The multi-pronged attack

  • When Benson tried to build an independent oil pipeline, Rockefeller deployed simultaneous attacks: buying land to block the route, lobbying railroads, seeking government intervention, cornering storage tank manufacturers, slashing pipeline prices, and poaching Benson's customers.
  • Against Mr. Potts and the Pennsylvania Railroad, he terminated all business dealings, transferred freight to rival railways, ordered Pittsburgh refineries to close entirely — starving the enemy of revenue until their stock collapsed and they sought emergency Wall Street loans.
  • "I do not meet competition. I destroy competitors."
  • His violence in markets was matched by genuine warmth inside Standard Oil — employees reported he never lost his temper or said an unkind word.

Action solves everything

  • Rockefeller's prescription for inaction: it is a bad habit, driven by fear of the unknown, and it compounds like a rope that eventually cannot be broken.
  • "Sentences such as tomorrow, next week, and future have the same meaning as can never be done."
  • Life is a series of imperfect opportunities. Waiting for perfect conditions gives the opportunity to someone else.
  • Smart people are not scared of failure. They learn from what works and concentrate there — Charlie Munger's "fundamental algorithm of life: repeat what works" in different language.
  • Those who stand on the sidelines will never be leaders; the world judges by actions, not by what is carried in the head.
  • Habits are ropes: easy to form, hard to break. Build the habit of doing it now; eliminate the habit of distraction.

Debt as a tool, honesty as strategy

  • Early in his career, Rockefeller borrowed aggressively to consolidate the oil industry — viewing debt not as a crisis lifeline but as a weapon to seize opportunity before competitors could.
  • "Do not let the fear of failure stop you. Your desire to win should greatly outweigh your fear of failing."
  • He was transparent with every banker about his position and plans. When a refinery fire wiped out his insurance, one banker — Mr. Stillman — overruled hesitant directors because Rockefeller's honesty had already earned trust: "I am assured. Take however much money you need."
  • "I subdued the bankers with my honesty. Honesty is a method and a strategy."
  • Eventually, he became his own bank.

Failure, self-belief, and the Lincoln model

  • Rockefeller took failure "like a glass of spirits — bitter when you drink it, yet it gives you plenty of vitality."
  • He admired Lincoln's template: fail six times across politics and business, and after each setback tell yourself "this is just a slip up, not as if I'm dead and unable to get up."
  • "Too many people overestimate what they lack and underestimate what they have."
  • The level of confidence determines the level of achievement. People who failed would unwittingly reveal their disbelief before the fact: "I didn't think it would work."
  • "I replaced the thought of failure with the belief of success." When facing difficulty: I will win, not I might lose. I can do it, not I can't do it.
  • "Never, never sell yourself cheaply."
  • A person's self-esteem is the core of their personality. What kind of person you think you are makes you become that person.
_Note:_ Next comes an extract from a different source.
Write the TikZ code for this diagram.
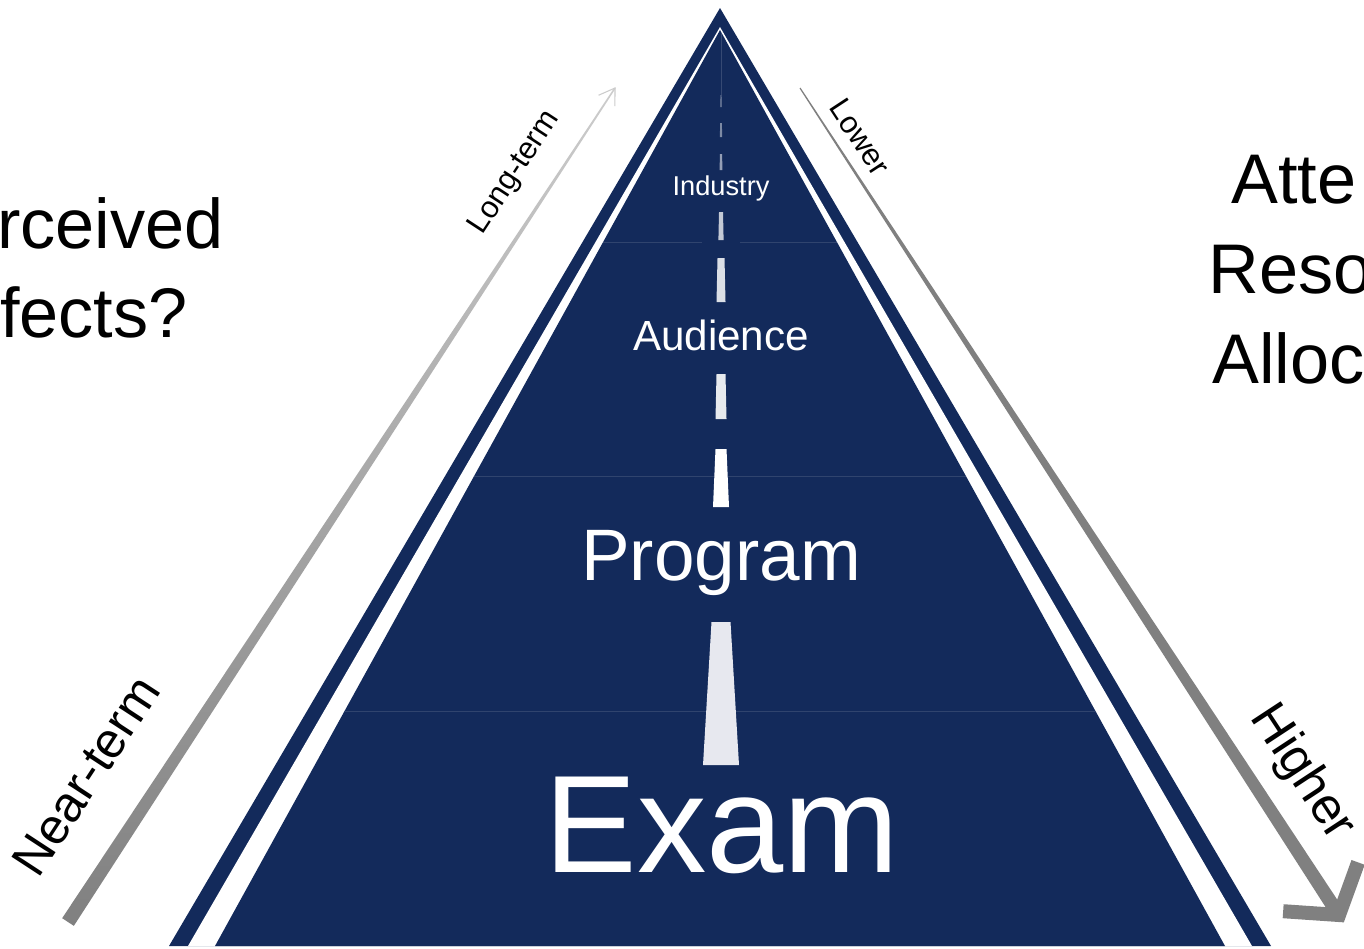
\documentclass[tikz,border=0pt]{standalone}
\usepackage{fontspec}
\setmainfont{Liberation Sans}
\usetikzlibrary{calc}
\definecolor{navy}{RGB}{19,42,91}
\definecolor{bandline}{RGB}{48,68,110}
\definecolor{dashgray}{RGB}{231,232,239}
\definecolor{arrgray}{RGB}{128,128,128}

\begin{document}
\begin{tikzpicture}[x=0.02cm,y=-0.02cm,
	level/.style={text=white,inner sep=0pt,anchor=base},
	side/.style={font=\fontsize{40}{48}\selectfont,inner sep=0pt},
	axislabel/.style={inner sep=0pt}]
		\useasboundingbox (0,0) rectangle (1364,948);
		\clip (0,0) rectangle (1364,948);
		\fill[white] (0,0) rectangle (1364,948);
		% pyramid
		\fill[navy] (720,8) -- (169,946) -- (1271,946) -- cycle;
		\fill[white] (720,27) -- (188,946) -- (1252,946) -- cycle;
		\fill[navy] (720,30) -- (215,946) -- (1225,946) -- cycle;
		\draw[bandline,line width=0.5pt] (603,242) -- (702,242);
		\draw[bandline,line width=0.5pt] (740,242) -- (837,242);
		\foreach \y in {476,711}
			\draw[bandline,line width=0.5pt] ({720-0.551*(\y-30)},\y) -- ({720+0.551*(\y-30)},\y);
		% road marks
		\draw[white,opacity=0.15,line width=0.5pt] (721,32) -- (721,95);
		\foreach \t/\b/\p/\q/\o in {95/107/0.7/0.9/0.3,123/137/0.9/1.1/0.45,154/170/1.1/1.4/0.55,212/240/2/2.6/0.75,258/302/3.5/4.5/0.85,374/419/4.5/5.5/0.9,449/507/5.5/8/1}
			\fill[white,opacity=\o] ({721-\p},\t) -- ({721+\p},\t) -- ({721+\q},\b) -- ({721-\q},\b) -- cycle;
		\fill[dashgray] (711.5,622) -- (730.5,622) -- (739,765) -- (703,765) -- cycle;
		% levels
		\node[level,font=\fontsize{15.5}{18}\selectfont] (industry) at (721,195) {Industry};
		\node[level,font=\fontsize{24}{28}\selectfont] (audience) at (721,350) {Audience};
		\node[level,font=\fontsize{41.5}{48}\selectfont] (program) at (721,580) {Program};
		\node[level,font=\fontsize{79}{90}\selectfont] (exam) at (722,872) {Exam};
		% side texts
		\node[side,anchor=base east] (perc1) at (224,248) {rceived};
		\node[side,anchor=base east] (perc2) at (188,337) {fects?};
		\node[side,anchor=base west] (att1) at (1231,203) {Atte};
		\node[side,anchor=base west] (att2) at (1208,293) {Reso};
		\node[side,anchor=base west] (att3) at (1212,383) {Alloc};
		% left arrow
		\coordinate (nearTail) at (68,922);
		\coordinate (longTip) at (615,88);
		\shade[top color=arrgray!40,middle color=arrgray!92,bottom color=arrgray] ($(nearTail)!0.14cm!90:(longTip)$) -- ($(longTip)!0.015cm!-90:(nearTail)$) -- ($(longTip)!0.015cm!90:(nearTail)$) -- ($(nearTail)!0.14cm!-90:(longTip)$) -- cycle;
		\draw[arrgray!40,line width=0.6pt] ($(longTip)!0.36cm!33:(nearTail)$) -- (longTip) -- ($(longTip)!0.36cm!-33:(nearTail)$);
		% right arrow
		\coordinate (lowTail) at (800,88);
		\coordinate (highTip) at (1339,915);
		\fill[arrgray] ($(lowTail)!0.012cm!90:(highTip)$) -- ($(highTip)!0.14cm!-90:(lowTail)$) -- ($(highTip)!0.14cm!90:(lowTail)$) -- ($(lowTail)!0.012cm!-90:(highTip)$) -- cycle;
		\draw[arrgray,line width=0.28cm,line join=miter] ($(highTip)!1.12cm!53:(lowTail)$) -- (highTip) -- ($(highTip)!1.12cm!-53:(lowTail)$);
		% arrow labels
		\node[axislabel,rotate=56.8,font=\fontsize{28.5}{34}\selectfont] (near) at (86,776) {Near-term};
		\node[axislabel,rotate=56.8,font=\fontsize{17.5}{21}\selectfont] (long) at (515,173) {Long-term};
		\node[axislabel,rotate=-56.7,font=\fontsize{17.5}{21}\selectfont] (lower) at (860,137) {Lower};
		\node[axislabel,rotate=-56.7,font=\fontsize{29}{34}\selectfont] (higher) at (1302,773) {Higher};
\end{tikzpicture}
\end{document}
Markets are adversarial — guard yourself

  • Personal interest is the shadow that illuminates all human nature. In markets, everyone is effectively an adversary.
  • Rockefeller was deceived repeatedly — by business partners who pocketed his money then re-entered the industry, and even by church members. After these experiences: "You can only believe in yourself. Guarding ourselves is an indispensable survival skill."
  • "I can let my opponent teach me, but I will never teach my opponent."
  • Inside the company, the opposite rule applied: sincere cooperation — replacing "I" with "we" — produces incalculable power.

Enthusiasm, leadership, and matching people to work

  • "The outcome of things is often proportional to our enthusiasm."
  • An average-talented person with an optimistic, cooperative attitude earns more and wins more respect than a talented pessimist.
  • His management philosophy: match people to the work they love most. Enthusiasm is a force multiplier. A person without passion for their work is like a stopped clock asked to tell the time.
  • On listening: leaders should create environments where openness is more comfortable than hiding the truth. Ask "please say a little more" and be quiet.
  • "No employee will remember the bonus he received five years ago. But many people will always remember the kind words from their employer." Rockefeller left handwritten notes of thanks on subordinates' desks.
  • Everyone walks through life with an invisible sign reading "value me."

Patience, self-control, and the long game

  • "Only when you can endure what people cannot, can you then do what people cannot do."
  • Against the insufferable Mr. Clark, Rockefeller said nothing for years. His strategy: "surpass him — your strength will be the biggest humiliation to him." He said breaking from Clark at the decisive auction was a moment he still felt viscerally at 96.
  • "Plan boldly and implement carefully."
  • From Carnegie: "The end is just the beginning." Success is a process of continuous reproduction. Reach one goal, immediately pursue the next.
  • "Look at those who fail and you will find that most people fail not because they make mistakes, but because they are not fully committed."

Optimism as a competitive edge

  • Rockefeller considered a positive mental attitude a practical tool, not a platitude.
  • He ended his advice with a Carl Jung parable about a flood victim who reframed every disaster — washed-away chicken coop replaced by swimming ducks; ruined crops solved the land's need for water; rising water that might reach the windows is welcome because "those windows are dirty and really need to be cleaned."
  • "Decide to adopt a positive attitude to deal with the complex ups and downs of this world. Once this state is reached, even in negative situations, we can make the mind automatically respond positively."
  • Everything can change — or be changed.